Do you have a Jacqueline-esque mentor in your real life?

I'm going to sound like the most cliche human being, but my mom has always been that for me. My mom is a very strong, outspoken, kind, gets-the-job-done woman. And she raised me and my brother -- my parents are not in the industry at all, and [we] are both actors and we wanted to go after this crazy dream. We could have had parents who wanted us to be practical and choose something else. My mom has always taught us to be smart and to always have a plan, but to work hard for the things that we want and to not let people tell us no -- and to prove anybody who doubts us wrong. I've always had that cheerleader and not just my mom -- my mom obviously being a female figure, but also my dad. I'm very lucky to have really incredibly supportive, proud parents.

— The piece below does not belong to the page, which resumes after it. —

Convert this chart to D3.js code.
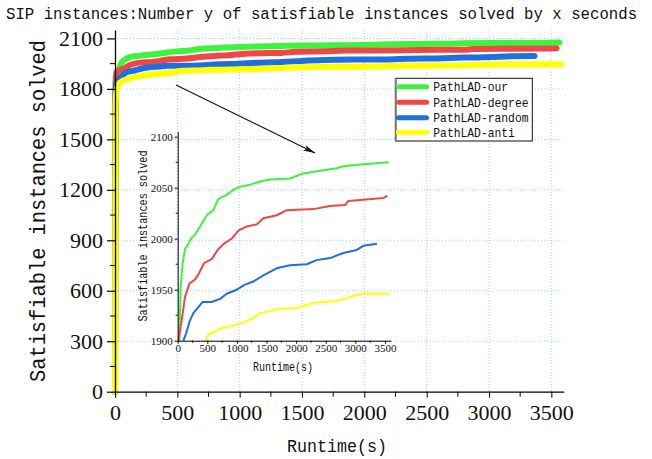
<!DOCTYPE html>
<html>
<head>
<meta charset="utf-8">
<script src="https://cdn.jsdelivr.net/npm/d3@7"></script>
<style>
  body { margin: 0; background: #fff; }
  svg { display: block; }
  .mono { font-family: "Liberation Mono", "DejaVu Sans Mono", monospace; fill: #111; }
  .num { font-family: "Liberation Serif", "DejaVu Serif", serif; fill: #111; }
</style>
</head>
<body>
<svg id="chart" width="652" height="459"></svg>
<script>

// solved-instance curves, [seconds, instances]
var ourData = [[0, 0], [3, 1720], [8, 1860], [28, 1900], [50, 1953], [84, 1976], [124, 1990], [180, 1995], [236, 2001],
  [293, 2004], [377, 2012], [490, 2023], [602, 2028], [687, 2039], [827, 2043], [940, 2048], [1052, 2051],
  [1221, 2053], [1390, 2056], [1559, 2058], [1896, 2059], [2121, 2064], [2459, 2067], [2684, 2069],
  [2797, 2071], [3134, 2073], [3562, 2075]];
var degreeData = [[0, 0], [3, 1700], [6, 1850], [11, 1900], [68, 1920], [124, 1943], [197, 1956], [293, 1960],
  [349, 1965], [444, 1976], [574, 1980], [687, 1990], [799, 1996], [912, 2000], [1024, 2008], [1165, 2012],
  [1334, 2014], [1446, 2020], [1671, 2023], [1840, 2028], [2290, 2029], [2572, 2032], [2825, 2033],
  [2881, 2037], [3472, 2040], [3542, 2042]];
var randomData = [[0, 0], [3, 1700], [10, 1825], [40, 1862], [96, 1900], [141, 1907], [208, 1920], [264, 1927],
  [349, 1933], [422, 1938], [574, 1938], [715, 1941], [827, 1946], [996, 1950], [1137, 1955], [1277, 1958],
  [1446, 1964], [1671, 1971], [1896, 1974], [2178, 1975], [2346, 1979], [2572, 1981], [2797, 1986],
  [3022, 1989], [3134, 1993], [3365, 1995]];
var antiData = [[0, 0], [4, 1700], [12, 1790], [40, 1838], [120, 1862], [250, 1882], [478, 1900], [518, 1906],
  [658, 1910], [771, 1913], [940, 1915], [1108, 1918], [1277, 1922], [1390, 1927], [1559, 1929],
  [1671, 1931], [2009, 1932], [2290, 1937], [2684, 1939], [2909, 1943], [3134, 1946], [3580, 1946]];

var seriesNames = ["PathLAD-our", "PathLAD-degree", "PathLAD-random", "PathLAD-anti"];
var seriesColors = ["#3ef23e", "#f04646", "#1f6fdc", "#ffff00"];
var allSeries = [ourData, degreeData, randomData, antiData];

var xTicks = [0, 500, 1000, 1500, 2000, 2500, 3000, 3500];
var yTicks = [0, 300, 600, 900, 1200, 1500, 1800, 2100];
var insetYTicks = [1900, 1950, 2000, 2050, 2100];

var titleText = "SIP instances:Number y of satisfiable instances solved by x seconds";
var xLabel = "Runtime(s)";
var yLabel = "Satisfiable instances solved";

drawChart();

function drawChart() {
  var svg = d3.select("#chart");
  svg.append("rect").attr("width", 652).attr("height", 459).attr("fill", "#fff");

  var x = d3.scaleLinear().domain([0, 3600]).range([115, 563.8]);
  var y = d3.scaleLinear().domain([0, 2150]).range([391.7, 30]);

  // dotted grid
  var grid = svg.append("g").attr("stroke", "#9fd3f2").attr("stroke-width", 1).attr("stroke-dasharray", "1,2");
  grid.selectAll(".vg").data(xTicks.slice(1)).enter().append("line")
    .attr("x1", function(d) { return x(d); }).attr("x2", function(d) { return x(d); })
    .attr("y1", y(2150)).attr("y2", y(0));
  grid.selectAll(".hg").data(yTicks.slice(1)).enter().append("line")
    .attr("x1", x(0)).attr("x2", x(3600))
    .attr("y1", function(d) { return y(d); }).attr("y2", function(d) { return y(d); });

  // main curves
  var line = d3.line()
    .x(function(d) { return x(d[0]); })
    .y(function(d) { return y(d[1]); })
    .curve(d3.curveMonotoneX);
  allSeries.forEach(function(s, i) {
    svg.append("path").datum(s)
      .attr("d", line)
      .attr("fill", "none")
      .attr("stroke", seriesColors[i])
      .attr("stroke-width", 6)
      .attr("stroke-linejoin", "round")
      .attr("stroke-linecap", "round");
  });

  // x axis
  var xAxis = svg.append("g").attr("transform", "translate(0," + y(0) + ")")
    .call(d3.axisBottom(x).tickValues(xTicks).tickSize(6).tickSizeOuter(0).tickFormat(d3.format("d")));
  xAxis.selectAll("text").attr("class", "num").style("font-size", "22px").attr("dy", "1.05em").attr("y", 5);
  xAxis.append("g").selectAll("line").data(d3.range(250, 3600, 500)).enter().append("line")
    .attr("x1", function(d) { return x(d); }).attr("x2", function(d) { return x(d); })
    .attr("y1", 0).attr("y2", 5).attr("stroke", "#000");
  xAxis.select(".domain").attr("stroke-width", 1.3);

  // y axis
  var yAxis = svg.append("g").attr("transform", "translate(" + x(0) + ",0)")
    .call(d3.axisLeft(y).tickValues(yTicks).tickSize(8).tickSizeOuter(0).tickFormat(d3.format("d")));
  yAxis.selectAll("text").attr("class", "num").style("font-size", "22px").attr("x", -12);
  yAxis.append("g").selectAll("line").data(d3.range(150, 2150, 300)).enter().append("line")
    .attr("x1", -5).attr("x2", 0)
    .attr("y1", function(d) { return y(d); }).attr("y2", function(d) { return y(d); })
    .attr("stroke", "#000");
  yAxis.select(".domain").attr("stroke-width", 1.3);
  yAxis.selectAll(".tick line").attr("stroke-width", 1.2);

  // labels
  svg.append("text").attr("class", "mono")
    .attr("transform", "translate(6,19) scale(1,1.1)")
    .style("font-size", "15.7px").text(titleText);
  svg.append("text").attr("class", "mono").attr("x", 287).attr("y", 452)
    .attr("textLength", 100).attr("lengthAdjust", "spacingAndGlyphs")
    .style("font-size", "19px").text(xLabel);
  svg.append("text").attr("class", "mono")
    .attr("transform", "translate(45,211) rotate(-90)")
    .attr("text-anchor", "middle")
    .attr("textLength", 342).attr("lengthAdjust", "spacingAndGlyphs")
    .style("font-size", "22px").text(yLabel);

  drawInset(svg);
  drawLegend(svg);

  // arrow from main curves to the zoomed view
  var defs = svg.append("defs");
  defs.append("marker").attr("id", "arrow")
    .attr("viewBox", "0 0 12 6").attr("refX", 12).attr("refY", 3)
    .attr("markerWidth", 12).attr("markerHeight", 6).attr("markerUnits", "userSpaceOnUse")
    .attr("orient", "auto")
    .append("path").attr("d", "M0,0 L12,3 L0,6 L3,3 Z").attr("fill", "#111");
  svg.append("line").attr("x1", 176).attr("y1", 85).attr("x2", 315).attr("y2", 153)
    .attr("stroke", "#111").attr("stroke-width", 1.1).attr("marker-end", "url(#arrow)");
}

function drawInset(svg) {
  var ix = d3.scaleLinear().domain([0, 3600]).range([177.7, 390.9]);
  var iy = d3.scaleLinear().domain([1900, 2105]).range([340.7, 131.6]);
  var g = svg.append("g");

  g.append("clipPath").attr("id", "insetClip").append("rect")
    .attr("x", ix(0)).attr("y", iy(2105)).attr("width", ix(3600) - ix(0)).attr("height", iy(1900) - iy(2105));

  var line = d3.line()
    .x(function(d) { return ix(d[0]); })
    .y(function(d) { return iy(d[1]); });
  allSeries.forEach(function(s, i) {
    g.append("path").datum(s)
      .attr("clip-path", "url(#insetClip)")
      .attr("d", line)
      .attr("fill", "none")
      .attr("stroke", seriesColors[i])
      .attr("stroke-width", 2)
      .attr("stroke-linejoin", "round");
  });

  var xa = g.append("g").attr("transform", "translate(0," + iy(1900) + ")")
    .call(d3.axisBottom(ix).tickValues(xTicks).tickSize(3).tickSizeOuter(0).tickFormat(d3.format("d")));
  xa.selectAll("text").attr("class", "num").style("font-size", "11px").attr("y", 4);
  xa.append("g").selectAll("line").data(d3.range(250, 3600, 500)).enter().append("line")
    .attr("x1", function(d) { return ix(d); }).attr("x2", function(d) { return ix(d); })
    .attr("y1", 0).attr("y2", 2).attr("stroke", "#000");

  var ya = g.append("g").attr("transform", "translate(" + ix(0) + ",0)")
    .call(d3.axisLeft(iy).tickValues(insetYTicks).tickSize(3).tickSizeOuter(0).tickFormat(d3.format("d")));
  ya.selectAll("text").attr("class", "num").style("font-size", "11px").attr("x", -5);
  ya.append("g").selectAll("line").data(d3.range(1925, 2105, 50)).enter().append("line")
    .attr("x1", -2).attr("x2", 0)
    .attr("y1", function(d) { return iy(d); }).attr("y2", function(d) { return iy(d); })
    .attr("stroke", "#000");

  g.append("text").attr("class", "mono").attr("x", 283).attr("y", 371)
    .attr("text-anchor", "middle")
    .attr("textLength", 60).attr("lengthAdjust", "spacingAndGlyphs")
    .style("font-size", "12px").text(xLabel);
  g.append("text").attr("class", "mono")
    .attr("transform", "translate(147,236) rotate(-90)")
    .attr("text-anchor", "middle")
    .attr("textLength", 171).attr("lengthAdjust", "spacingAndGlyphs")
    .style("font-size", "12px").text(yLabel);
}

function drawLegend(svg) {
  var lg = svg.append("g");
  lg.append("rect").attr("x", 395.7).attr("y", 78.3).attr("width", 136.6).attr("height", 62.7)
    .attr("fill", "#fff").attr("stroke", "#111").attr("stroke-width", 1);
  lg.append("line").attr("x1", 395.7).attr("x2", 395.7).attr("y1", 78.3).attr("y2", 141)
    .attr("stroke", "#777").attr("stroke-width", 2);
  var rows = [86.7, 102.3, 117.7, 132.3];
  seriesNames.forEach(function(name, i) {
    lg.append("line").attr("x1", 398.5).attr("x2", 426.5).attr("y1", rows[i]).attr("y2", rows[i])
      .attr("stroke", seriesColors[i]).attr("stroke-width", 5).attr("stroke-linecap", "round");
    lg.append("text").attr("class", "mono").attr("x", 433.3).attr("y", rows[i] + 4.5)
      .attr("textLength", 6.8 * name.length).attr("lengthAdjust", "spacingAndGlyphs")
      .style("font-size", "13px").text(name);
  });
}
</script>
</body>
</html>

Can you share any statement storylines that you're excited about for the rest of this season?

You're going to see Jane go through some things with her BRCA status and touching a little bit more on that. You're going to meet her dad and her brothers, so you're going to get to see her family a little bit more and grasp an understanding of why Jane is the way she is. She wants to try to make a vertical at Scarlet happen and she's going to try to get that go-ahead from Jacqueline, but obviously, she's going to be faced with some conflict along the way. But yeah, you're going to see her take the reins on her life and make decisions for herself and her relationship and her health and her career.

The women on The Bold Type always have impeccable fashion, with Jane at the center of that. How has your personal style changed since playing Jane?

We get to talk a lot with the costumers and say the things that we're comfortable in, the parts of our bodies that we love, that we want to show off. And the costumers, in turn, also push us outside of our comfort zone. Me wearing things that are a little more revealing, I think, was the choice for me that I wanted Jane to be in. In a moment where she's getting her BRCA diagnosis and she's feeling a little uncomfortable in her skin and in her body, I wanted her to kind of own that and to be wearing things that push her outside of her comfort zone and make her feel sexy and confident. And I think her vulnerability is a strength. So, pushing into that through fashion is important.

The Bold Type airs Thursdays at 8 p.m. ET/PT on Freeform.